I just finished reading a book called ‘The Zookeeper’s Wife‘. I picked it up on a whim the other day at work when my laptop wasn’t working. Since I work with a web-based program, whenever my computer stops working my day comes to a sudden, and unwelcome, stop. I work next to a Target, which has been a blessing on more than one occasion. So, in search of something to keep myself busy while the IT specialist was fixing my laptop, I grabbed this book. I don’t like easy-t0-read, doesn’t-challenge-my-mind books. Why read a book that won’t make me think or engage my thoughts?
‘The Zookeeper’s Wife’ is a sort of documentary of the family who ran the Warsaw Zoo before and during World War II. As many of you remember from history class, Hitler views Poland as an essential part of his expansion strategy for Germans, also known as lebensraum. In the beginning of the war, Poland was invaded by infantry and by air assault. Although much of the Warsaw Zoo was destroyed, the family used their own home, the exotic habitats they had built for the animals, and underground tunnels between cages to hide escaping Jews. A large and complex resistance movement sprung up in Poland to sabotage Nazis in any way possible and to provide Aryan documents to Jews. As I read this book, I was continuously reminded of how people can overcome differences in order to serve a higher cause. There are hundreds of stories from this era of people risking their lives to help others for no reason other than ‘it was the right thing to do’. This makes my heart smile. That may surprise some of you. How can my heart smile when I read about needless violence, deaths in the thousands, and unprecedented persecution? What my heart smiles at is the surprising unity that emerges IN SPITE of all the horrors. Even though the Nazis tried to dehumanize the Jews, others in Europe would not allow that to happen. Strangers helping strangers…that makes my heart smile.
The same can be see in the United States after 9/11. We all remember how our country seemed to become a more cohesive and unified being. Instead of being from Montana or Texas, we were all just Americans. We were all affected by the events of that day and we clung to our greatest common denominator: our nationality.
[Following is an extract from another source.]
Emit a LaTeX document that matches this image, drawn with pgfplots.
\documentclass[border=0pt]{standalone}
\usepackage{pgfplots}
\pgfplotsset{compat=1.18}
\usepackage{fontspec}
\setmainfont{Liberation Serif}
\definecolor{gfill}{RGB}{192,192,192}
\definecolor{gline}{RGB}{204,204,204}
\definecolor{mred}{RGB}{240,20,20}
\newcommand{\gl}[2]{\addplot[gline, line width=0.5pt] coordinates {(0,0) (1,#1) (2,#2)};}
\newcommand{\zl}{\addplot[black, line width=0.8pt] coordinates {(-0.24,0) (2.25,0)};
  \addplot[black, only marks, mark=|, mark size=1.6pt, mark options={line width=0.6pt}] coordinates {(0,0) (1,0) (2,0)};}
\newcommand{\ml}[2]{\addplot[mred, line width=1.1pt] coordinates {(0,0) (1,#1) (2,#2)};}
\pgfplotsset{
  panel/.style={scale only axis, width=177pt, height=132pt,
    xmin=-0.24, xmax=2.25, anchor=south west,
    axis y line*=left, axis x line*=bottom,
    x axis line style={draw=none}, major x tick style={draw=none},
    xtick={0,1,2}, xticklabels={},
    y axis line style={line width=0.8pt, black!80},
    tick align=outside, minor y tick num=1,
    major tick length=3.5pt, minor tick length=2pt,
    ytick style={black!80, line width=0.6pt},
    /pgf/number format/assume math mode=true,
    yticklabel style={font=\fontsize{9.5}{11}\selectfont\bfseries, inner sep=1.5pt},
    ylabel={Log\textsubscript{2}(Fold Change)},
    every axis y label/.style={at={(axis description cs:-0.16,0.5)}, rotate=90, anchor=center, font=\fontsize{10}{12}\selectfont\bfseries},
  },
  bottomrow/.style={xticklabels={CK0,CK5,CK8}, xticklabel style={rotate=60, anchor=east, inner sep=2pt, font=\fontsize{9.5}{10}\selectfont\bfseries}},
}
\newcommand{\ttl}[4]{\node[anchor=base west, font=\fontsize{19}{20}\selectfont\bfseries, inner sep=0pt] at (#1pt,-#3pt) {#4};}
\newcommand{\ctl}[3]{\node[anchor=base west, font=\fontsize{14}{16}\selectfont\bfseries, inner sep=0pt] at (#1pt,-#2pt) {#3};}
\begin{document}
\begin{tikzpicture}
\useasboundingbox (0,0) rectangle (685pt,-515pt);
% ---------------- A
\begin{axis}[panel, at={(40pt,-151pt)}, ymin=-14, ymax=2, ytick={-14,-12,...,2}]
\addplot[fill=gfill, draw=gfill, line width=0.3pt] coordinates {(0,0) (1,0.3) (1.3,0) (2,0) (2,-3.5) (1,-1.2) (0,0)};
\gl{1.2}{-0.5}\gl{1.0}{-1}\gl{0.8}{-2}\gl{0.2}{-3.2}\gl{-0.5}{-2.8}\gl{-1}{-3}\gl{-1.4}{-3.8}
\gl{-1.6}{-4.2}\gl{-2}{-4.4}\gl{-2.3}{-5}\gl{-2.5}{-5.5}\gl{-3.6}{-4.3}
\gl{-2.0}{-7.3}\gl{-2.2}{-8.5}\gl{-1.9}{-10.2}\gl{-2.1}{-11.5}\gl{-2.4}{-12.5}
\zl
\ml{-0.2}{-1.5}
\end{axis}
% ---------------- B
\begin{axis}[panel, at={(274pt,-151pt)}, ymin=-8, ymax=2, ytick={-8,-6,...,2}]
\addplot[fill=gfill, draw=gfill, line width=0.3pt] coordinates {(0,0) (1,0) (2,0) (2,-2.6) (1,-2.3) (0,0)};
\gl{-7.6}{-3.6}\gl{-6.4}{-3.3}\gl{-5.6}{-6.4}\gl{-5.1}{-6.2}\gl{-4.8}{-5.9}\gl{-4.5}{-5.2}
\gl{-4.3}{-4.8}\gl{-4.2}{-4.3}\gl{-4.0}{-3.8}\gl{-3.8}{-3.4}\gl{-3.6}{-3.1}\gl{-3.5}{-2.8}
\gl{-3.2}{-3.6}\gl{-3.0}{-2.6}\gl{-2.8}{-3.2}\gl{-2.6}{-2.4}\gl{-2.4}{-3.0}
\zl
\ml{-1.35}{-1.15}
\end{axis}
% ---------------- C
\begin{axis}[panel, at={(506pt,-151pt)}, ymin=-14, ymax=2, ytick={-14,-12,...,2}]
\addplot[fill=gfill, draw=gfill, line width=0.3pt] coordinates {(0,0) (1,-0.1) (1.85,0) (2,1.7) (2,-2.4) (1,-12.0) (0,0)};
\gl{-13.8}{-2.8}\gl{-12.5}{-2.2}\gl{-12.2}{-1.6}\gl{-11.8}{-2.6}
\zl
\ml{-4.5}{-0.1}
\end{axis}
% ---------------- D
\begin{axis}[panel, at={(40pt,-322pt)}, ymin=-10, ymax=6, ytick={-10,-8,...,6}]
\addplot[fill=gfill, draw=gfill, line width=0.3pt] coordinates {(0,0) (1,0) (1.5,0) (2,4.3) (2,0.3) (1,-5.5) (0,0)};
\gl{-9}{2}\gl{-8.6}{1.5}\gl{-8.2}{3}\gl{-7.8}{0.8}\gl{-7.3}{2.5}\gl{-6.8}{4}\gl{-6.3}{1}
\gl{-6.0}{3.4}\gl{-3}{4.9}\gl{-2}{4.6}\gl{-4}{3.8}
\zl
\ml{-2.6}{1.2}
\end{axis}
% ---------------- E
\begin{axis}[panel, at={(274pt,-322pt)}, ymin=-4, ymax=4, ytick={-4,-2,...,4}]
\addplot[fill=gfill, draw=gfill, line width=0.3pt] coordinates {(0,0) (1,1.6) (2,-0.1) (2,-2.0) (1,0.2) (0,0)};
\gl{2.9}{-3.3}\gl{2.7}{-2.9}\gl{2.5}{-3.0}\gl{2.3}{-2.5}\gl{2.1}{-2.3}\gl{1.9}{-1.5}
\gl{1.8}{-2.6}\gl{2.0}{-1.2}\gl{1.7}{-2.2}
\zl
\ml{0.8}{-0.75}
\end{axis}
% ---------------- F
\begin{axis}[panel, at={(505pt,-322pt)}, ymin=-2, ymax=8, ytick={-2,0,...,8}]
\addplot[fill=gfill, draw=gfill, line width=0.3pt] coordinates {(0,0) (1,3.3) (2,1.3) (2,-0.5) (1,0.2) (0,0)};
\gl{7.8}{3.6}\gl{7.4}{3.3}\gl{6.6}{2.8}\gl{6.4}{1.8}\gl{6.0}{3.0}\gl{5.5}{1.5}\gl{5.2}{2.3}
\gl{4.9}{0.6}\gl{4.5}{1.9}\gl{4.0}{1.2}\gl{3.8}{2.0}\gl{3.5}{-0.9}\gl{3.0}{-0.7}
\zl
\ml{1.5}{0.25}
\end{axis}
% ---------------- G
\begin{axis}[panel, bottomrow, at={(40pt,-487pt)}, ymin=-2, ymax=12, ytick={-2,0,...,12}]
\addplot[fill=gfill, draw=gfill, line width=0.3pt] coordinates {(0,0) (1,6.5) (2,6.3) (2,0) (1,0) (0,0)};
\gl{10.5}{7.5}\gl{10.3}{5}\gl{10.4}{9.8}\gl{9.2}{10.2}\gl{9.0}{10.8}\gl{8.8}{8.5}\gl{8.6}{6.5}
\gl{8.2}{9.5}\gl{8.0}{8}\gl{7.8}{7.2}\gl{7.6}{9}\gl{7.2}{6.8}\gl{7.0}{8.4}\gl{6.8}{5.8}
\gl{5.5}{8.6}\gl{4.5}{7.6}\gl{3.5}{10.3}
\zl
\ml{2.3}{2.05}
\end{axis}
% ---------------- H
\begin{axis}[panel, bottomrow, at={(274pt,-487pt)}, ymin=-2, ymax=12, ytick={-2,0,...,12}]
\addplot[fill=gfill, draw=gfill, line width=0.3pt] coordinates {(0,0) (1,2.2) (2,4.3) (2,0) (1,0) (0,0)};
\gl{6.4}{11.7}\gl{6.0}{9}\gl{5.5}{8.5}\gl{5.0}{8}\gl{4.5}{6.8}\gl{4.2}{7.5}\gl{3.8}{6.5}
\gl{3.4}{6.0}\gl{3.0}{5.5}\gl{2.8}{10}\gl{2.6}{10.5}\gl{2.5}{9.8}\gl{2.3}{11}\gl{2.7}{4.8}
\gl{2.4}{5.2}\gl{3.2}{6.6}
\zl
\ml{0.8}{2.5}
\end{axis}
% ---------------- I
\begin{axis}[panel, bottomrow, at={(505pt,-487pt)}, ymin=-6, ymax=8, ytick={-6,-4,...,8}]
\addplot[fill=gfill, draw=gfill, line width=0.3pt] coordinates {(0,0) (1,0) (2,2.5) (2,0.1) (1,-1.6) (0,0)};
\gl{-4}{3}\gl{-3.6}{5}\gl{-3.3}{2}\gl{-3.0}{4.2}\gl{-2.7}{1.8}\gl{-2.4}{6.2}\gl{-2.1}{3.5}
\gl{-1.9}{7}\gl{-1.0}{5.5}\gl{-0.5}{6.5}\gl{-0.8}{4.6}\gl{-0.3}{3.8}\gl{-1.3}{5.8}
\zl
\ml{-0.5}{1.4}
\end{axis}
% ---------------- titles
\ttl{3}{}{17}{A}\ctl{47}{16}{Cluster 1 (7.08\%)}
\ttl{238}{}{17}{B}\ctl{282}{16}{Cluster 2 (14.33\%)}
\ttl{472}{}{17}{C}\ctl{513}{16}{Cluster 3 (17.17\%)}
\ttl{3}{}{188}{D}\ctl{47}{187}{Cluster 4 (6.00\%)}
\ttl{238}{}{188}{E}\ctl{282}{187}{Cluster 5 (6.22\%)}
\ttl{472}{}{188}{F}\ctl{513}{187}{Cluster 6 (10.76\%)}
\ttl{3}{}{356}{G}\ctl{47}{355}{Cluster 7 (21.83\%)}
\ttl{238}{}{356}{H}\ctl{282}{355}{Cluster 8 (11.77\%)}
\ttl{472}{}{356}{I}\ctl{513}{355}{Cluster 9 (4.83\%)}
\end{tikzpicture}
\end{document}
We even saw this after Hurricane Katrina in New Orleans. People from across the country put their lives on hold to help rebuild that city after such destruction. In fact, Tide has commercials on their Loads of Hope program which provides a free laundry service for those affected by disaster…yes, even Katrina. People were even happy that the New Orleans Saints won the 2010 Super Bowl because they wanted New Orleans, the underdog, to have something to celebrate.
And now, with Haiti a similar reaction has occurred. On Conan O’Brien’s last week as host of The Tonight Show, he admitted the week had been difficult and draining on all parties involved. What impressed me, though, was how he always said that show business can be silly and there are real problems in the world. Every show he discussed the earthquake in Haiti and offered a way viewers could make a donation. Even during the Super Bowl, there were reminders on how we can still help Haiti.
I love seeing how people come together and offer their sweat, muscles, empathy, money, and time to those in great need. I wonder though, if in our instant gratification world, our attention span doesn’t allow for long-term solutions. I think many of us prefer a blitzkrieg approach to disaster: I’ll listen to this for a certain amount of time and maybe give some money, but then let’s move on to something new. I know out here, people are more focused on Snowmageddon 2010 instead of Haiti, Katrina, the Tsunami of 2004., and 9/11. The residue of these disasters still lingers. Many have mentally moved on for whatever reason.
Where is the long-term commitment? Where is the concern that brought us all together? Hundreds of thousands of people have had their whole life changed and here I sit, drinking my coffee, annoyed that my life is on temporary hold due to snow. Where is my perspective? How am I helping the unity that grows from disaster? Today, let’s remember how resilient we can be. Let us remember how faithful God is and how He brings good in all things. And, let us thank Him for making us with the ability to forget ourselves to help others.